My weekend....and some reflections/revelations.

Feb 05, 2008 01:41

I discovered a lot of things this weekend:

1. If you're coughing, it probably means you're sick. Not that you must have worked out too hard when you went on that elliptical machine for about fifteen minutes.

2. Being sick IS just as bad as I remembered!

3. Losing all sense of time is actually really interesting. I would sleep for variable numbers of hours, wake, maybe eat some part of a meal or read my book in the middle of the night, go back to sleep, visit someone for a while (probably infecting them), sleep...quite interesting. I didn't do any work the whoooooole weekend.

4. Whole weekends of not doing work mean that you end up absolutely screwed.

5. When you are operating at half your normal energy and you haven't practiced all weekend, you have discovered the formula for how to lose a concerto competition. Bah! I have been practicing for that since June, and I was really ready. Really, really ready, and I sounded great, but I messed up this ONE PART and I lost almost as a direct result. (But my very dear friend/favorite oboist in the world won, and so I'm not too disappointed.)

6. My contentedness is no longer as simple as I thought it was:

Okay so I'm happy. It has been established. I am rarely sad, when I am it isn't for long, and I experience joy on a regular basis. It's nice.

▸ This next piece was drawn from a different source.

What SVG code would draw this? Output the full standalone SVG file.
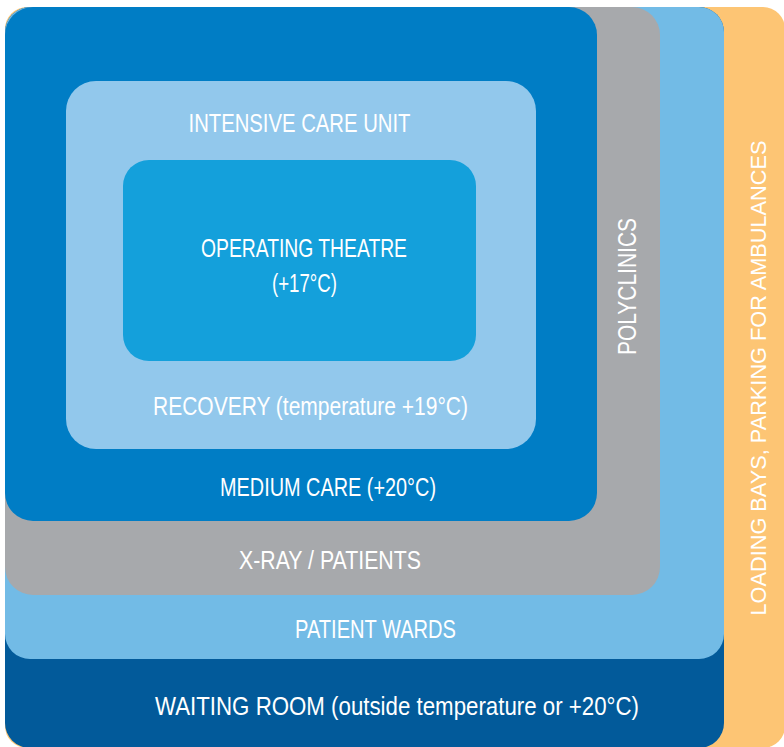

But then again, what is happiness without sadness? There are supposed to be ups and downs, no? So when I say that I really miss sadness I feel like it is a legitimate concern, not just a sign that I take my contentedness for granted. I really like my life, but I also worry that my general happiness is cheapened by my lack of an equally strong contrasting emotion. So lately I've been wishing that I could really have my heart broken or something. Just once, for some period of time, experience some very severe gut wrenching sadness...you know, something that would make me want to write a really bad poem and get a haircut that doesn't allow me to see through my bangs and stop bathing for a while. Or something. But something that feels as powerful as melancholia can be, just so that I can really feel in touch with myself again. After a while, pleasure and satisfaction (and even joy) all start to feel the same.

So, I had a shitty weekend overall. Or, I had the sort of weekend that should be classified as shitty. I was really sick, I didn't get to do any of the things I needed to (which might result in me losing a very important job, not being able to go abroad, and getting off to a very bad start in a couple of classes.) I also lost the one thing I've been working up to for the last eight months, practicing almost two hours every day for the last month and a half, etc. But all that is okay with me. All that stuff is just the stuff I deal with, and it doesn't make me sad or even feel worse about my life. It's hard to be discouraged when you're enjoying little things so much, like the weather, or your friends, or literary analysis.

But yesterday I had the saddest day. It wasn't a bad day, but some things happened that made me really upset (they aren't important right now, so I don't think I want to go into them), and I finally felt like I was getting it again. I was deeply rooted again because of the sadness I was experiencing, rather than feeling shallowly content. Ironically, it was an enjoyable feeling. I was SAD. I was all those things that go along with that particular emotion. Pick a handful of dramatic words out of the stereotype bag: overwhelmed, upset, terrified, confused, anxious. Most of them certainly described me in that state. And it was quite fulfilling. I definitely need sadness in my life, if only to refresh my understanding of the rest of what I feel.

It was a bit like watering a plant. This morning everything was still weird, but as I went through my day I started noticing that my outlook on things was completely different. Not more cynical or optimistic or anything concrete like that. It's hard to describe, but perhaps...I saw different kinds of beauty in the things that I reflected on than those that normally strike me. The images that landed in my mind were of a different nature from those that were there two days ago. I had new thoughts and ideas about things, and a new outlook. I started thinking about ways in which I'm actually becoming a different person in the long term, comparing myself to the me of a few years ago, a few months ago, more recent me's. I heard different music in my head while I was thinking. (Wow those last few lines make me sound like a nutcase, but that's actually what my conscious thought process is like.) It was interesting. Quite enlightening, too.

My dad told me over dinner last night that the Buddhists say that happiness is the natural human state. In some ways I think that's true (for me, at least). But does natural mean most fulfilling? And does that mean that it isn't natural to need to be sad now and then? I guess I'm just wondering about balance: whether it's necessary or whether it's a myth, and if it is true that I need a balance between happiness and sadness, it doesn't seem really desirable to wish for a full 50% sadness. Where does that delicate level lie at which I can really keep myself satisfied and joyful, but also stimulated?